As of 2014, Tears for Fears is still touring around the globe and still making music together, proving that you can go back home again after years apart.

So, now that you know more about Tears for Fears, let's talk about today's selected song, "Everybody Wants to Rule the World".  And how if it was up to Roland Orzabal, the song may not have even been included in the album at all!  According to Orzabal, he didn't even want to record the song as he felt that it was too lightweight to earn a spot on the album which also contained the global smash "Shout" from late 1984.  But producer Chris Hughes had convinced Orzebal to give the song a go, if for no other reason than to continue the band's success of breaking into the tough American music market.

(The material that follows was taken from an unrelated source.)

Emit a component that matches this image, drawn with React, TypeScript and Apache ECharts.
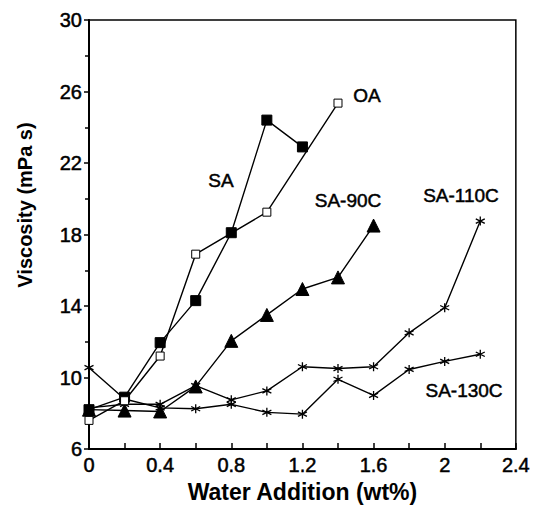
import React, { useEffect, useRef } from "react";
import * as echarts from "echarts";

const seriesNames = ["SA", "OA", "SA-90C", "SA-110C", "SA-130C"];

const saX = [0, 0.2, 0.4, 0.6, 0.8, 1.0, 1.2];
const saY = [8.2, 8.9, 11.95, 14.3, 18.1, 24.4, 22.9];

const oaX = [0, 0.2, 0.4, 0.6, 1.0, 1.4];
const oaY = [7.6, 8.7, 11.2, 16.9, 19.25, 25.35];

const sa90X = [0, 0.2, 0.4, 0.6, 0.8, 1.0, 1.2, 1.4, 1.6];
const sa90Y = [8.2, 8.15, 8.1, 9.5, 12.05, 13.5, 14.95, 15.6, 18.5];

const sa110X = [0, 0.2, 0.4, 0.6, 0.8, 1.0, 1.2, 1.4, 1.6, 1.8, 2.0, 2.2];
const sa110Y = [8.3, 8.5, 8.5, 9.55, 8.75, 9.25, 10.6, 10.5, 10.6, 12.5, 13.9, 18.75];

const sa130X = [0, 0.2, 0.4, 0.6, 0.8, 1.0, 1.2, 1.4, 1.6, 1.8, 2.0, 2.2];
const sa130Y = [10.55, 8.8, 8.3, 8.25, 8.5, 8.05, 7.95, 9.9, 9.0, 10.45, 10.9, 11.3];

const xTicks = { min: 0, max: 2.4, interval: 0.4 };
const yTicks = { min: 6, max: 30, interval: 4 };

const xTitle = "Water Addition (wt%)";
const yTitle = "Viscosity (mPa s)";

const FONT = "'Liberation Sans', Arial, Helvetica, sans-serif";
const ASTERISK = "path://M0,-10L0,10M-8.66,-5L8.66,5M-8.66,5L8.66,-5";

function zip(xs: number[], ys: number[]) {
  return xs.map((x, i) => [x, ys[i]]);
}

export default function App() {
  const ref = useRef<HTMLDivElement>(null);
  useEffect(() => {
    document.body.style.margin = "0";
    if (!ref.current) return;
    const chart = echarts.init(ref.current, null, { renderer: "svg" });
    const lineStyle = { color: "#000", width: 1.4 };
    const base = {
      type: "line",
      animation: false,
      lineStyle,
      z: 3,
    };
    const labelText = (text: string, x: number, y: number) => ({
      type: "text",
      x,
      y,
      style: {
        text,
        font: `19px ${FONT}`,
        fill: "#000",
        stroke: "#000",
        lineWidth: 0.5,
        textAlign: "center",
        textVerticalAlign: "middle",
      },
    });
    chart.setOption({
      animation: false,
      backgroundColor: "#fff",
      grid: {
        left: 89,
        right: 16,
        top: 20,
        bottom: 63,
        show: true,
        borderColor: "#000",
        borderWidth: 1.5,
        backgroundColor: "transparent",
      },
      xAxis: {
        type: "value",
        min: xTicks.min,
        max: xTicks.max,
        interval: xTicks.interval,
        name: xTitle,
        nameLocation: "middle",
        nameGap: 30,
        nameTextStyle: { fontFamily: FONT, fontSize: 23, fontWeight: "bold", color: "#000" },
        axisLine: { show: true, lineStyle: { color: "#000", width: 2 } },
        axisTick: { show: true, inside: true, length: 6, lineStyle: { color: "#000", width: 1.5 } },
        minorTick: { show: true, splitNumber: 2, length: 6, lineStyle: { color: "#000", width: 1.5 } },
        splitLine: { show: false },
        axisLabel: {
          fontFamily: FONT,
          fontSize: 20,
          color: "#000",
          margin: 6,
          textBorderColor: "#000",
          textBorderWidth: 0.5,
        },
      },
      yAxis: {
        type: "value",
        min: yTicks.min,
        max: yTicks.max,
        interval: yTicks.interval,
        axisLine: { show: true, lineStyle: { color: "#000", width: 2 } },
        axisTick: { show: true, inside: false, length: 5, lineStyle: { color: "#000", width: 1.5 } },
        minorTick: { show: true, splitNumber: 2, length: 4, lineStyle: { color: "#000", width: 1.5 } },
        splitLine: { show: false },
        axisLabel: {
          fontFamily: FONT,
          fontSize: 20,
          color: "#000",
          margin: 7,
          textBorderColor: "#000",
          textBorderWidth: 0.5,
        },
      },
      series: [
        {
          ...base,
          name: seriesNames[0],
          data: zip(saX, saY),
          symbol: "rect",
          symbolSize: 10,
          itemStyle: { color: "#000", borderColor: "#000" },
        },
        {
          ...base,
          name: seriesNames[1],
          data: zip(oaX, oaY),
          symbol: "rect",
          symbolSize: 8,
          itemStyle: { color: "#fff", borderColor: "#000", borderWidth: 1 },
          z: 4,
        },
        {
          ...base,
          name: seriesNames[2],
          data: zip(sa90X, sa90Y),
          symbol: "triangle",
          symbolSize: 13,
          itemStyle: { color: "#000", borderColor: "#000" },
        },
        {
          ...base,
          name: seriesNames[3],
          data: zip(sa110X, sa110Y),
          symbol: ASTERISK,
          symbolSize: 9,
          itemStyle: { color: "#000", borderColor: "#000", borderWidth: 1.3 },
        },
        {
          ...base,
          name: seriesNames[4],
          data: zip(sa130X, sa130Y),
          symbol: ASTERISK,
          symbolSize: 9,
          itemStyle: { color: "#000", borderColor: "#000", borderWidth: 1.3 },
        },
      ],
      graphic: [
        {
          type: "text",
          x: 25,
          y: 205,
          rotation: Math.PI / 2,
          style: {
            text: yTitle,
            font: `bold 20px ${FONT}`,
            fill: "#000",
            textAlign: "center",
            textVerticalAlign: "middle",
          },
        },
        labelText(seriesNames[0], 221, 180),
        labelText(seriesNames[1], 367, 95),
        labelText(seriesNames[2], 348, 200),
        labelText(seriesNames[3], 461, 195),
        labelText(seriesNames[4], 464, 390),
      ],
    });
    return () => chart.dispose();
  }, []);
  return <div ref={ref} style={{ width: 533, height: 512 }} />;
}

With Curt Smith on vocals, the song "Everybody Wants to Rule the World" featured a whimsical music video featuring a road trip through Southern California, a pair of men doing dance moves in front of gasoline pumps, and shots of the band performing the song on a London soundstage.  The video was directed by legendary music video director Nigel Dick, and instantly became a classic on MTV during the late 1980s.

As for the concept of the song?  Well, it ties right into the discussion we had on the excess and wealth that the 1980s seemed to epitomize.  Curt Smith said it best.

"The concept is quite serious - It's about everybody wanting power, about warfare and the misery it causes." 

I guess this is a good time to mention that the song was released at the tail end of the Cold War, in which people were very concerned about the threat of nuclear warfare, and how the nations that declared themselves the most powerful could more often than not be considered the nations that were the most feared.  Certainly this was the case back in 1985, and some people are concerned that the recent happenings in Russia and Crimea are going to reawaken tensions between nations.  Here's hoping that it doesn't come down to that, but as I type this out, the world continues to watch.

But as a single, it performed extremely well.  Not only did it hit #1 in Canada and the United States, but in the UK, it was the highest charting single for the band, peaking at #2.  And it was enough of a success for the band to win a Brit Award in 1986 for "Best British Single".

And, just think...that was the moment in which they ruled the music scene.  Go figure.